学校でも会社でも、唯一絶対の「教育」方法に正解はありません。みんなが正しいと信じていた価値観も、時代とともに変わっていきます。だからこそ、現状に疑問を持ち、考えることを諦めないことが大事なのではないでしょうか?
しごかれなくてもプロになれる。
厳しいスパルタ的指導が想像されるスポーツの世界の指導のありかたはどうでしょうか?2024年に開催されたパリオリンピックでは、ブレイキン、スケートボードといった新しい種目で、10代、20代の日本選手たちが続々とメダルを獲得しました。
想像ですが10代の彼らは、昭和の「しごき」文化を知りません。「しごき」がなくても世界の一流になれることを証明しています。

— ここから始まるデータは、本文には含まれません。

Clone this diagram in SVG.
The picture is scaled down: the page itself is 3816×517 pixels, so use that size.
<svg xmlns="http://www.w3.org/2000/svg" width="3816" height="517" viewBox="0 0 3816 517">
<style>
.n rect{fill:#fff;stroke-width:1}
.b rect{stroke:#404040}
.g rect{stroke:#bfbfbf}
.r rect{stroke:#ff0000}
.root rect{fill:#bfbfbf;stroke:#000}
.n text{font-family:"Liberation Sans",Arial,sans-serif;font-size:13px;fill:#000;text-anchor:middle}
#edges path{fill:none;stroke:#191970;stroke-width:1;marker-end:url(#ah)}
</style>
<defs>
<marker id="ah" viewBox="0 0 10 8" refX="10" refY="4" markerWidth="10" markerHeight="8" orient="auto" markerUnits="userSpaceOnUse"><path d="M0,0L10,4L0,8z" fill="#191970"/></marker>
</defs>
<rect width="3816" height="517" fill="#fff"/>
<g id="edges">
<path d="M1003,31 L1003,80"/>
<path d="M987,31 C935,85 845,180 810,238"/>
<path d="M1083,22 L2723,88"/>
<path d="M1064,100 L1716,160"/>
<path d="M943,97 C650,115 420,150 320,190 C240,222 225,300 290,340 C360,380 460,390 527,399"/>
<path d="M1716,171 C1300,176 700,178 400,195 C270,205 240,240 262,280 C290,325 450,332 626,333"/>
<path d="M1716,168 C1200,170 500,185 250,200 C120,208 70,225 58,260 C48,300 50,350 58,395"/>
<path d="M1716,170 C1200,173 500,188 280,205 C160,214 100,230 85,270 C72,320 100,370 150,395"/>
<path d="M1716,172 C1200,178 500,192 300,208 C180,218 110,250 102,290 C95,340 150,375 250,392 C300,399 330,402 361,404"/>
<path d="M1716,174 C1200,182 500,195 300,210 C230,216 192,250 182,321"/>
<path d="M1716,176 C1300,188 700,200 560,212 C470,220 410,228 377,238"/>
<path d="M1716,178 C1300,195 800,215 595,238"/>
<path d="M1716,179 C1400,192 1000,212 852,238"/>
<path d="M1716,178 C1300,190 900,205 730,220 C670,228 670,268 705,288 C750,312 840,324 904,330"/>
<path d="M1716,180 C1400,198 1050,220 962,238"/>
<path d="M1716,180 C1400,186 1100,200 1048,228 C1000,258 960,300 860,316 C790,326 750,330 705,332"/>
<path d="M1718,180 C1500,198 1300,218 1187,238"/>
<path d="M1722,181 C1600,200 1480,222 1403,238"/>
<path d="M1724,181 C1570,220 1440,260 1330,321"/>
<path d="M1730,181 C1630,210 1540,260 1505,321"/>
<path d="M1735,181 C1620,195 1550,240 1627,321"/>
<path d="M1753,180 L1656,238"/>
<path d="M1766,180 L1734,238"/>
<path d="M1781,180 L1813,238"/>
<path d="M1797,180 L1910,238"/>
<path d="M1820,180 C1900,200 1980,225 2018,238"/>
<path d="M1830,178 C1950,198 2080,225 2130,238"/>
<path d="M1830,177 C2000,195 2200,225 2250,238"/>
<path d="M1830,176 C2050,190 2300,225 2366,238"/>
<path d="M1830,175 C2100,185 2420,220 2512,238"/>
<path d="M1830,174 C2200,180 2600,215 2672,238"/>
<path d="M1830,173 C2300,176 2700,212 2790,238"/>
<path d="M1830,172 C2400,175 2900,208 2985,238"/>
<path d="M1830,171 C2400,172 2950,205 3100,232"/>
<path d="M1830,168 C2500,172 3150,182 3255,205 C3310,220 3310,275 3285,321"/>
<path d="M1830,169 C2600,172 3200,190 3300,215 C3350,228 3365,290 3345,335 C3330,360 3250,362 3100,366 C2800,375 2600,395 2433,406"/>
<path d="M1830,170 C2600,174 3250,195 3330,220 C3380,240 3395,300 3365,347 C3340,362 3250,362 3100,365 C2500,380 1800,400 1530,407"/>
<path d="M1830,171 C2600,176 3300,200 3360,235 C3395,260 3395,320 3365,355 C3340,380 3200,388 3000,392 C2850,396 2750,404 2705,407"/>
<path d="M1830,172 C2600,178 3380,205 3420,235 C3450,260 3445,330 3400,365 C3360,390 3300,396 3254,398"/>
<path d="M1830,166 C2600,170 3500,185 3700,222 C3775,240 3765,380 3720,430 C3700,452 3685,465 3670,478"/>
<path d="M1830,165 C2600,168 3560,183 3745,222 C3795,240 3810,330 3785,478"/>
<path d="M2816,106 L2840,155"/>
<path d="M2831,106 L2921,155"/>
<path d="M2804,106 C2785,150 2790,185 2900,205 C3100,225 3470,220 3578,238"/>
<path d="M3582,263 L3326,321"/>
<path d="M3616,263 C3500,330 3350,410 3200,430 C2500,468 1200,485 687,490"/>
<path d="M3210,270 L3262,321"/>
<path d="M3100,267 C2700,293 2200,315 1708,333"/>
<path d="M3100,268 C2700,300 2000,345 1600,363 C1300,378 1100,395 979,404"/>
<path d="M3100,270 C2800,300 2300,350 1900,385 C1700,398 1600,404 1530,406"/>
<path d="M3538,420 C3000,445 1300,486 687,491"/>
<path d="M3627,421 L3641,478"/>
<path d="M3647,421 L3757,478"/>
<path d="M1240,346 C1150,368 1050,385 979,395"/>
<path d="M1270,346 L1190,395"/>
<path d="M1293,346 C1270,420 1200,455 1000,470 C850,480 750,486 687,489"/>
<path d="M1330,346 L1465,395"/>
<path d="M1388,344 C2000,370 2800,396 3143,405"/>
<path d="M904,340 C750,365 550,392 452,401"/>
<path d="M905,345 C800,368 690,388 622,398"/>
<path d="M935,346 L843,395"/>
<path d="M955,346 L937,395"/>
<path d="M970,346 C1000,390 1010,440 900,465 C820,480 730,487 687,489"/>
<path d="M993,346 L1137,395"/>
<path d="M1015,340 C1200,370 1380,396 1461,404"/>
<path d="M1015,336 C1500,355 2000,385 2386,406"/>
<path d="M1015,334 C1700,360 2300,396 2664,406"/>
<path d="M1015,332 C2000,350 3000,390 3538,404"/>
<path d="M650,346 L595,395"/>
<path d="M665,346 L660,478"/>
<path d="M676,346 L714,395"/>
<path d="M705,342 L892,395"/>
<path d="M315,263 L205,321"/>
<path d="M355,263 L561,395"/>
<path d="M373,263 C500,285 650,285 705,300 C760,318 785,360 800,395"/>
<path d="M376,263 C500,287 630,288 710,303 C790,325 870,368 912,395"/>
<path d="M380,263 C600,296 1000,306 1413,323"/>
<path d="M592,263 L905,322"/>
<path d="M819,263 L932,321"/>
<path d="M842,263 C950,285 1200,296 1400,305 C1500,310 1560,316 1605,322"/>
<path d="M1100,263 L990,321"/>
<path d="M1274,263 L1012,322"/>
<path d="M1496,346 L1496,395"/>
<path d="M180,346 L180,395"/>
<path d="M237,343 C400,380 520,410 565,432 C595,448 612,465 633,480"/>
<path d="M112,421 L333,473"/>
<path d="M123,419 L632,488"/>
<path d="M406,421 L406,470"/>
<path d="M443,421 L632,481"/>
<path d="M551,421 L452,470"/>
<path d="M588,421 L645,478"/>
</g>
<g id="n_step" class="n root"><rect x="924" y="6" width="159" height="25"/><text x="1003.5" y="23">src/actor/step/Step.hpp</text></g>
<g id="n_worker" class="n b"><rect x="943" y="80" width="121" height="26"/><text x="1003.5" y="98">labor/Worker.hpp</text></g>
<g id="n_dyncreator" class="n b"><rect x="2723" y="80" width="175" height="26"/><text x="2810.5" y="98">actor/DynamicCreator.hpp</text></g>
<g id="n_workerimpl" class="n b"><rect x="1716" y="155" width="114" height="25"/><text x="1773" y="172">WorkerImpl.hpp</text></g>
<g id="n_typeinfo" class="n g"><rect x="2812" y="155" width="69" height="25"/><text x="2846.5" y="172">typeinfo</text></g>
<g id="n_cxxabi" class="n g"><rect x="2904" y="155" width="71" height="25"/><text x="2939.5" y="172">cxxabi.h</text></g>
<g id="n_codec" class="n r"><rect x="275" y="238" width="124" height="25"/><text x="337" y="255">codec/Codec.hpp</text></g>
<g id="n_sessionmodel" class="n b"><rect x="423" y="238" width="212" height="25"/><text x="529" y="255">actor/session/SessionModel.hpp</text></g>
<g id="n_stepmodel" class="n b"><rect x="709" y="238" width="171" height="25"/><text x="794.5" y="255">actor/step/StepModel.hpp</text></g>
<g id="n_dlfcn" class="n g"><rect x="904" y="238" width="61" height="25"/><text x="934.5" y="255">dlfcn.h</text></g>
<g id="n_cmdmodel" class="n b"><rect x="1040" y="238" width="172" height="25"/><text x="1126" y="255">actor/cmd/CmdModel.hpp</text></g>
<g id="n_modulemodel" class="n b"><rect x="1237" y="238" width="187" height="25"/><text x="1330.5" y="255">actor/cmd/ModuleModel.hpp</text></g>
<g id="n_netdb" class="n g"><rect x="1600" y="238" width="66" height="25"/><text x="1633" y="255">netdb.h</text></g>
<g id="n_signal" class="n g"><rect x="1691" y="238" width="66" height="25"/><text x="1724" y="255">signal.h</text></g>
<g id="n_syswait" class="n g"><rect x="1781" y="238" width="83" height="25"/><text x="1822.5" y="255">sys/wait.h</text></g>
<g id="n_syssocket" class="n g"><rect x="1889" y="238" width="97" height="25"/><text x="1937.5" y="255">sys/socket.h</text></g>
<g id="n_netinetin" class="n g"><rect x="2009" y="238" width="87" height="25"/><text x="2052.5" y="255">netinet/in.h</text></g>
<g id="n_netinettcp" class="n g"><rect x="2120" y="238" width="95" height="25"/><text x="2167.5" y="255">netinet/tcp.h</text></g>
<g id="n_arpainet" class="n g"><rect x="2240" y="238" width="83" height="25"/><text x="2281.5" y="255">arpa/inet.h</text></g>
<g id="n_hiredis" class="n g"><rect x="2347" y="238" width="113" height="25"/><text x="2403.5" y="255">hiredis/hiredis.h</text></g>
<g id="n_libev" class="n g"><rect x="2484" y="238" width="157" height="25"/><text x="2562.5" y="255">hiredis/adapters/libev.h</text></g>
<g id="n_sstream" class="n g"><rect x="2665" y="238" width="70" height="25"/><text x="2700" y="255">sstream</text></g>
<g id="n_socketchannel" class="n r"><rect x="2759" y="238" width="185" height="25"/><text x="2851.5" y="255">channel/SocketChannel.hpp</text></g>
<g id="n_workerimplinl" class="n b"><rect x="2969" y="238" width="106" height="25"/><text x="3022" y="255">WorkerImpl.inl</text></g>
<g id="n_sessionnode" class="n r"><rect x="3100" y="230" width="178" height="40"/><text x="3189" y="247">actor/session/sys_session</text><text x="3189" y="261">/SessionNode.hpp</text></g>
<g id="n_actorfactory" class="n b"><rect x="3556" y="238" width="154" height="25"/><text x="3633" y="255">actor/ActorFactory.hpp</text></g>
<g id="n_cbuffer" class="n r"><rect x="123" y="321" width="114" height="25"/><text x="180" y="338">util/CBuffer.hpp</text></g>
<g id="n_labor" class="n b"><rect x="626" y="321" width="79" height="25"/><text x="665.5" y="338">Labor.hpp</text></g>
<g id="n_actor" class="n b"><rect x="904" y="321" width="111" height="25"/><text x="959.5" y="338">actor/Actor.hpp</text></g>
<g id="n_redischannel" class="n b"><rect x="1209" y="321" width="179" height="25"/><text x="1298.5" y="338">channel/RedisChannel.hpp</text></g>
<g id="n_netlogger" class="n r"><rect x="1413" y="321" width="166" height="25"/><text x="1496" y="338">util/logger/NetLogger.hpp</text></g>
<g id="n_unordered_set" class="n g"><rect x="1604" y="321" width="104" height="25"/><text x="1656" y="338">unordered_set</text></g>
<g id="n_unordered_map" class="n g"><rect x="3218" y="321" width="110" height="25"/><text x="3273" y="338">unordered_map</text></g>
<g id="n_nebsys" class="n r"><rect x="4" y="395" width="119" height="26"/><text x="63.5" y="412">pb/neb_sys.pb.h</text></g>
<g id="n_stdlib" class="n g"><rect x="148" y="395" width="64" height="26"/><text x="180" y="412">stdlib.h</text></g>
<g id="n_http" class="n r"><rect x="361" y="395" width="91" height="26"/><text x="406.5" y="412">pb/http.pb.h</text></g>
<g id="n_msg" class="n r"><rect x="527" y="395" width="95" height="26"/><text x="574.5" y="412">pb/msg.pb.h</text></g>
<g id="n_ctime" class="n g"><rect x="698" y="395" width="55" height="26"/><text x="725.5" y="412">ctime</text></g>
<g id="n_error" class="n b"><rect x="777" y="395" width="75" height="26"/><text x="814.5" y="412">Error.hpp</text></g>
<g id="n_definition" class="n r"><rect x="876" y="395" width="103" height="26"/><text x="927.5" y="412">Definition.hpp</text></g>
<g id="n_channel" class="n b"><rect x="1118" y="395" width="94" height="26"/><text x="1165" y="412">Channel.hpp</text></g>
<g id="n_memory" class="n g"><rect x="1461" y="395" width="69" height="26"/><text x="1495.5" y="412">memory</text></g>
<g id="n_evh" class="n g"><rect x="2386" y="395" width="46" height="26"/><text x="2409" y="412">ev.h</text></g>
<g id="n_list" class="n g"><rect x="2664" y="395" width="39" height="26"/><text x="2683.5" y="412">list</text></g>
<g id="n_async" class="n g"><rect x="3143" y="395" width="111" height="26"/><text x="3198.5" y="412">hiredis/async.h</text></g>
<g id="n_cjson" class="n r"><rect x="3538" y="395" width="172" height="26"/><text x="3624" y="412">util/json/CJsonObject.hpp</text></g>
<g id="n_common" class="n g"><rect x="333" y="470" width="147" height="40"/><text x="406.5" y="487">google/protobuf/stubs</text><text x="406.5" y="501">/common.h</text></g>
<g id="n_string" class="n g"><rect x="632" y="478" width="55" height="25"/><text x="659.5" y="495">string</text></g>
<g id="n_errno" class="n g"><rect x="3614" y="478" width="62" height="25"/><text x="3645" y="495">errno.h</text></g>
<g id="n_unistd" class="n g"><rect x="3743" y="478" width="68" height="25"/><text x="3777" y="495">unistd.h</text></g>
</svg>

近年、頭角を現しているアスリートの周りには、たくさんの優秀なサポートチームがついています。
コーチング、メンタルトレーニング、メンテナンス、栄養士、チームドクターなど、それぞれの分野の専門家が、デジタル技術を駆使してサポートしているようです。それぞれの役割が明確であり、しかも適切な距離がある。高校野球の世界も昭和の頃とは様変わり。企業でも、社員の育成に「AIによるサポート」が導入されているところもあります。
従来のように「上から下への指導」「いいからやれ」的な一方的な指導はなく、対等な立場で本人の目標や、やりたいことをサポートする。
組織である以上、仕事において上から下への指示が行われるのは自然なことです。
しかし、育成という観点においては、「指導する」よりも「支援する」スタンスの方が、より高い成果を生むことが明らかになってきました。これは、社員育成の新しいスタンダードとして、もはや疑う余地のない発想の転換です。
にもかかわらず、少子化や若手の早期離職、管理職志向の低下、さらには70代・80代の部下の存在といった現実がありながらも、日本の多くの組織は、育成の在り方を大胆に見直す決断ができずにいます。その動きの鈍さには、歯がゆささえ感じます。
これからの時代、私たち一人ひとりが「育成とは何か」を真剣に見つめ直し、未来志向で人に投資できるかどうかが、組織に本気で問われています。
それは働きやすい職場、つまり、パワハラのない職場をつくる覚悟が本気であるかどうか。
その鍵は、私たち一人ひとりの手に委ねられているのです。